Tout à coup le processus se trouvait déséquilibré : jusque-là, on demandait aux 195 pays de la planète de s’impliquer avec, en contrepartie, la mise à disposition des moyens technologiques, mais surtout financiers nécessaires. Là, on maintient les obligations des pays les moins riches, mais on retire les financements. La symétrie est rompue – par une décision politique. Les Etats-Unis avaient-ils prémédité leur décision pour pulvériser le processus à la dernière minute ? Difficile de le dire - il n'y a pas si longtemps que cela, un coup de colère des Etats-Unis suffisait à pétrifier le monde... Mais ce matin, la présidence française semble avoir réussi à « rattraper le coup ».
De quelle manière ?
Dans le projet présenté ce matin, relativement peu de choses ont été changées par rapport au texte précédent. Ce sont les formulations les plus claires et nettes qui ont été retenues, mais sans grosses modifications.
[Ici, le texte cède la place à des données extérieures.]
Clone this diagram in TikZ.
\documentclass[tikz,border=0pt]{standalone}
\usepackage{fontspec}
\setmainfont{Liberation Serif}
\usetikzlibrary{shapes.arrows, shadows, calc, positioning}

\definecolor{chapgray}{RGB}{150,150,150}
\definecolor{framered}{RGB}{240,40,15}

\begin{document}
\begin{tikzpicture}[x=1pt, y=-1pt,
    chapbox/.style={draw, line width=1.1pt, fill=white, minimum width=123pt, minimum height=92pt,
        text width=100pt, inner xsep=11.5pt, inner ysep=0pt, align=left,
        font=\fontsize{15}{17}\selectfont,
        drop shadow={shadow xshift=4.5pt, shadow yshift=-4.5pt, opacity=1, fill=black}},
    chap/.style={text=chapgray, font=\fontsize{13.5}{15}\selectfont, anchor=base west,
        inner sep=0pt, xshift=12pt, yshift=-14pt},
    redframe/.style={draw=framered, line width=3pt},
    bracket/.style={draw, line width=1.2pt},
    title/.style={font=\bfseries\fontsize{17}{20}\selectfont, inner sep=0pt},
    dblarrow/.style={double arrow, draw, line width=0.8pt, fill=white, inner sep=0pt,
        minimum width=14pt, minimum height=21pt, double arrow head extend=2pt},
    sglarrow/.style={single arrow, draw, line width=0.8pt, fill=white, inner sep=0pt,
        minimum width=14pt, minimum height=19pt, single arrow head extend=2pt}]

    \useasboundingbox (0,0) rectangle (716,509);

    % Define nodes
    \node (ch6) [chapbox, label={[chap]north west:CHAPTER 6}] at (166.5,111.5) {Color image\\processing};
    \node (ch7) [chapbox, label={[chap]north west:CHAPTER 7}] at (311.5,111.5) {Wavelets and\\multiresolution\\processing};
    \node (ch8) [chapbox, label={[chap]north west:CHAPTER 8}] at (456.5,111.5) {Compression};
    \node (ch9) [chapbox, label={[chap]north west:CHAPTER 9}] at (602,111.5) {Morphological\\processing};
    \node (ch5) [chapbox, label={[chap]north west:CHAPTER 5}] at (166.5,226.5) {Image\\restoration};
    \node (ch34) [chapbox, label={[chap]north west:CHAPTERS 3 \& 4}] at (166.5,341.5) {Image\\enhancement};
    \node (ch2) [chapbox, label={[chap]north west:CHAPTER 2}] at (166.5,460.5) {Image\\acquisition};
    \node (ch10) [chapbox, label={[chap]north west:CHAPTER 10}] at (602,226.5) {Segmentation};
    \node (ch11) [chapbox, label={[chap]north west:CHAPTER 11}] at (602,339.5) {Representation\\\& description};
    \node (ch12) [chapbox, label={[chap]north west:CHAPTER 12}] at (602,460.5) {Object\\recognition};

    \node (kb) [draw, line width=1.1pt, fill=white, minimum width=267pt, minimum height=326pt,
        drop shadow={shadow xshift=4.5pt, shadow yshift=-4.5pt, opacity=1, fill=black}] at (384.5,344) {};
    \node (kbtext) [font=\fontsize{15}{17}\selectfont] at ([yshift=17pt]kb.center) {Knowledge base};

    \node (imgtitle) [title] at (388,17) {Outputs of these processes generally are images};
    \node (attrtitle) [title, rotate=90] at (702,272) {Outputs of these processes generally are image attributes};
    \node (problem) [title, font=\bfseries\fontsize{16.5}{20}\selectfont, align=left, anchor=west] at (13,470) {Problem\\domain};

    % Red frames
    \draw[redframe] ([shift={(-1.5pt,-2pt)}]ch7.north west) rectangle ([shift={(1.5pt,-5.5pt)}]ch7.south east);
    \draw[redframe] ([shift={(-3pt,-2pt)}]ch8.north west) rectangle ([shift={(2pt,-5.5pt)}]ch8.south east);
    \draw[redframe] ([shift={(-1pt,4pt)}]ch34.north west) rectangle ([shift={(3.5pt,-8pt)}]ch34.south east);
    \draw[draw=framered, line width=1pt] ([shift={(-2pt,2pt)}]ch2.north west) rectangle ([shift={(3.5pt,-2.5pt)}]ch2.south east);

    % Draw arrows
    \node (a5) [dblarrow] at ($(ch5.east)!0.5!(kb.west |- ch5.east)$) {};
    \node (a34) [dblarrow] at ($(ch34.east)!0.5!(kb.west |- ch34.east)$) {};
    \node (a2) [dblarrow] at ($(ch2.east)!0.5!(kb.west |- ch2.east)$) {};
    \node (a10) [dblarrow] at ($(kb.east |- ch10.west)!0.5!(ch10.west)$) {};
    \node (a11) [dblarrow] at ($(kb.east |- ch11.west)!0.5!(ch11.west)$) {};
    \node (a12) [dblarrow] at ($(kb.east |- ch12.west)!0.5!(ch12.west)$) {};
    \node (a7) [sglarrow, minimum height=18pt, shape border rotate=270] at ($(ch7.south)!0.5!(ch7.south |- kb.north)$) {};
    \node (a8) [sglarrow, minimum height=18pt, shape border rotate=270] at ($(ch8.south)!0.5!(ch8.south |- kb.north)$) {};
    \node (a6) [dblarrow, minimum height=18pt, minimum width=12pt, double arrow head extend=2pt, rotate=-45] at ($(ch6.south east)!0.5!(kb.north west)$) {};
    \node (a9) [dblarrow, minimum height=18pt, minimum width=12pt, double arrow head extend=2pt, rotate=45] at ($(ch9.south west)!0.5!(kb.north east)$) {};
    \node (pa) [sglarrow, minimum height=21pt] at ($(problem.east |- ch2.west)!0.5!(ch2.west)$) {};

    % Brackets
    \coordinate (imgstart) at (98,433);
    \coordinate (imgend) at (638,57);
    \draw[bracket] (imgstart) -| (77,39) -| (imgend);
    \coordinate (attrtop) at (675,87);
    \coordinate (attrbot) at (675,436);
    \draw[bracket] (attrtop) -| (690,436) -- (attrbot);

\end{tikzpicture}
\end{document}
L’énorme changement, c’est le ton de la réunion de Paris de ce matin. Fabius, puis Ban Ki-moon et Hollande, passant outre les règles des Nations unies usuelles, ont invoqué l’intérêt supérieur de l’humanité, qui doit passer avant la recherche d'un centre de gravité entre les Etats. Autrement dit : « Là où vous n’avez pas tranché, nous l’avons fait dans ce texte. » Ce faisant, ils ont renforcé l’objectif d’ambition.
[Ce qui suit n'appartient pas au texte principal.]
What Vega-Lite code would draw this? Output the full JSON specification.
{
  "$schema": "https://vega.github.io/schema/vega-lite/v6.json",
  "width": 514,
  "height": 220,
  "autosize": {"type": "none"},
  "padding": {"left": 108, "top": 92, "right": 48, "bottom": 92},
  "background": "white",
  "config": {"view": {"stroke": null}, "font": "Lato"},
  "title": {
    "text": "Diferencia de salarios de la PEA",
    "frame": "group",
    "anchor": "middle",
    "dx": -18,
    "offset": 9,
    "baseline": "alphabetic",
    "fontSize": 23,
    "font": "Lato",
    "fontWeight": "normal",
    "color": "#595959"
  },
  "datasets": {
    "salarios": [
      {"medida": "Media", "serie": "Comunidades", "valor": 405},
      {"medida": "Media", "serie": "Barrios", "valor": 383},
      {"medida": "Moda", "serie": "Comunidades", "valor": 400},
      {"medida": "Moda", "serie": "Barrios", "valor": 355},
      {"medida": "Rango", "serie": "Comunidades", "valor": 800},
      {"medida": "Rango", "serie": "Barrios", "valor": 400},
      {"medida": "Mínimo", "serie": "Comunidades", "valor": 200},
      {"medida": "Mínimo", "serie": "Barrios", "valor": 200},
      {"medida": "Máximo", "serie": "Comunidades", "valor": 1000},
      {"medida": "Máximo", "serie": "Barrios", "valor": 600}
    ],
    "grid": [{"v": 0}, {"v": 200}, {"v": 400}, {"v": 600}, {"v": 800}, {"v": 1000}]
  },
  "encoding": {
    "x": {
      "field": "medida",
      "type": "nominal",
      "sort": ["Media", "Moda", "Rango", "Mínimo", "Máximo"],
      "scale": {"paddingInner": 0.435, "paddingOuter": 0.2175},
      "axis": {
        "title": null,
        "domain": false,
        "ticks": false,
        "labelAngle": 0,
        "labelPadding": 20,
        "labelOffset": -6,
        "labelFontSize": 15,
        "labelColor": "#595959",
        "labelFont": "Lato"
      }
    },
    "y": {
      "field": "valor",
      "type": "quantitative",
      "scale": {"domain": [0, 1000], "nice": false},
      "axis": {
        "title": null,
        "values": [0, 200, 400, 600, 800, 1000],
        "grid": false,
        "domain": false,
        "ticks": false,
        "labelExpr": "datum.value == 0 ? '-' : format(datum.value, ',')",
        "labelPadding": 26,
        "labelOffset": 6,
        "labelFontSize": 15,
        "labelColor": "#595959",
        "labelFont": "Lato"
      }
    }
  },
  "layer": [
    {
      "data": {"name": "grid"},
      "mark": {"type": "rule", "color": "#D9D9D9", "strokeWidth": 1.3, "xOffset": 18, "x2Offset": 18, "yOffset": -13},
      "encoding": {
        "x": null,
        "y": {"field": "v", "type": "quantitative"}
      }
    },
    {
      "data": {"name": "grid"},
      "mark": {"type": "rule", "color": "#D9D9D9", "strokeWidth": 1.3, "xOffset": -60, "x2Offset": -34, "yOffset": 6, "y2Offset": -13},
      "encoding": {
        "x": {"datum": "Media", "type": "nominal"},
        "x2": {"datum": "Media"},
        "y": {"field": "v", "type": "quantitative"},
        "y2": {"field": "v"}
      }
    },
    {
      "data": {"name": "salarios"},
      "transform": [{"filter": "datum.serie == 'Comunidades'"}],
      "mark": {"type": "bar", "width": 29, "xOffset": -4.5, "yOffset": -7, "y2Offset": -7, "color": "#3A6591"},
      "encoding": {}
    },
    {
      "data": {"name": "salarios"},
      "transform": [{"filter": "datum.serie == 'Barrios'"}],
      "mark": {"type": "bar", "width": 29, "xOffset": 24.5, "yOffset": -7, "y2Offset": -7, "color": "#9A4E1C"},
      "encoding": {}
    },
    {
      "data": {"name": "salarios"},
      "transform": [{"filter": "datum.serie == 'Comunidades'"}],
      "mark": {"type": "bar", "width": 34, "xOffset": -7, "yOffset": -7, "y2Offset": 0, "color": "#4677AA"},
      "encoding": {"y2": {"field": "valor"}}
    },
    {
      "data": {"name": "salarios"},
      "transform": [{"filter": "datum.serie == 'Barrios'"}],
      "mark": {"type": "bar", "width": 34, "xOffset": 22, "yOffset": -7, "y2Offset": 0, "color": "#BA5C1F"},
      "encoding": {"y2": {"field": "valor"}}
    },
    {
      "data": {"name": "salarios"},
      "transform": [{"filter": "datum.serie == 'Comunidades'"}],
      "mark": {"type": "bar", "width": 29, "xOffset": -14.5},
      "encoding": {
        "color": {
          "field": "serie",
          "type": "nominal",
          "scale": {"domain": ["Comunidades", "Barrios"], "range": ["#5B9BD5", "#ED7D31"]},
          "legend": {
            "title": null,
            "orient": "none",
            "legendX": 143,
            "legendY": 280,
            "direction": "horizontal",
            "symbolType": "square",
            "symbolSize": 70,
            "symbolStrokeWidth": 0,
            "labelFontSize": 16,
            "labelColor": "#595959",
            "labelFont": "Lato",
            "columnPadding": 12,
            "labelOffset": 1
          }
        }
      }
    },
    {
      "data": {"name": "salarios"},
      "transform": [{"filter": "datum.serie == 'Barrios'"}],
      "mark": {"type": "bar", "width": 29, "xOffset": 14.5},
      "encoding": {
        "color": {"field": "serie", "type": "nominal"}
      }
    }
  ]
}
Ils ont répondu à l’affaiblissement des moyens par un renforcement du discours politique. Les discours forts de Fabius et Hollande étaient chargés de chaleur et d’émotion, en insistant sur 1,5 degré au lieu de 2 degrés. L’affaiblissement des moyens n’est pas non plus total, puisque l’accord prévoit d’augmenter les moyens dès 2025 par rapport aux engagements de 2020 - une hausse inscrite dans l’accord.
Alors 2 degrés ou 1,5 degré ?
Dans l’optique de mettre fin aux tergiversations et d’opter pour un objectif fort à Paris sur lequel on ne reviendra plus, les dirigeants ont fait preuve d’un volontarisme politique un peu dangereux, car d’un point de vue scientifique, on ne sait pas comment faire pour limiter le réchauffement à 1,5°. Il y a aussi la question des moyens qui pose problème : que faire concrètement d’ici 2020 pour limiter le réchauffement ? Puis que faire pour 2025 ?
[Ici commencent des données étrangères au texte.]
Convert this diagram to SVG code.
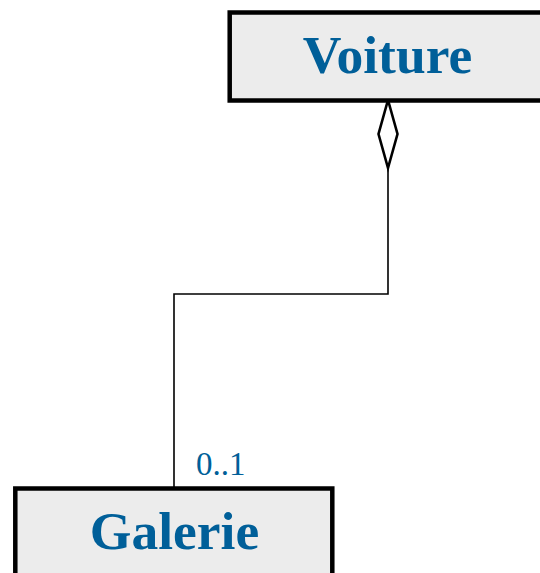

Comment comptabiliser les 100 Mrd pour aider les pays les plus démunis ?
Il n’existe pas de règles des comptabilisation. Elles restent à déterminer au Maroc, l’année prochaine. Selon le calcul de l’OCDE, on atteint 61,8 Mrd. Selon le tour de table de Lima, début octobre 2015, on est à 83 Mrd – la France a rajouté 2 Mrd, par exemple. Mais ici, à Paris, personne n’a mis d’argent sur la table, sauf les Canadiens qui ont promis 500 millions supplémentaires en cinq ans. Derrière la « dramatisation » de ce matin, il y avait d’autres cibles.
Lesquelles ?
L’intention de marquer politiquement l’occasion, à la fois dans le contexte français, mais surtout au niveau international. L’intention de transformer la crise en mutation. Avec de l’émotion, de la chaleur, on imprègne les esprits, les médias et l’opinion publique : « Aujourd’hui quelque chose va changer dans votre vie ! » Mais aussi une autre préoccupation : face à la difficulté de mobiliser les finances, notamment publics, la volonté d’envoyer un signal fort au monde financier et technologique pour qu'ils changent résolument d’orientation et y mettent les moyens. Et le pari de la présidence française de la COP21 semble plutôt réussi.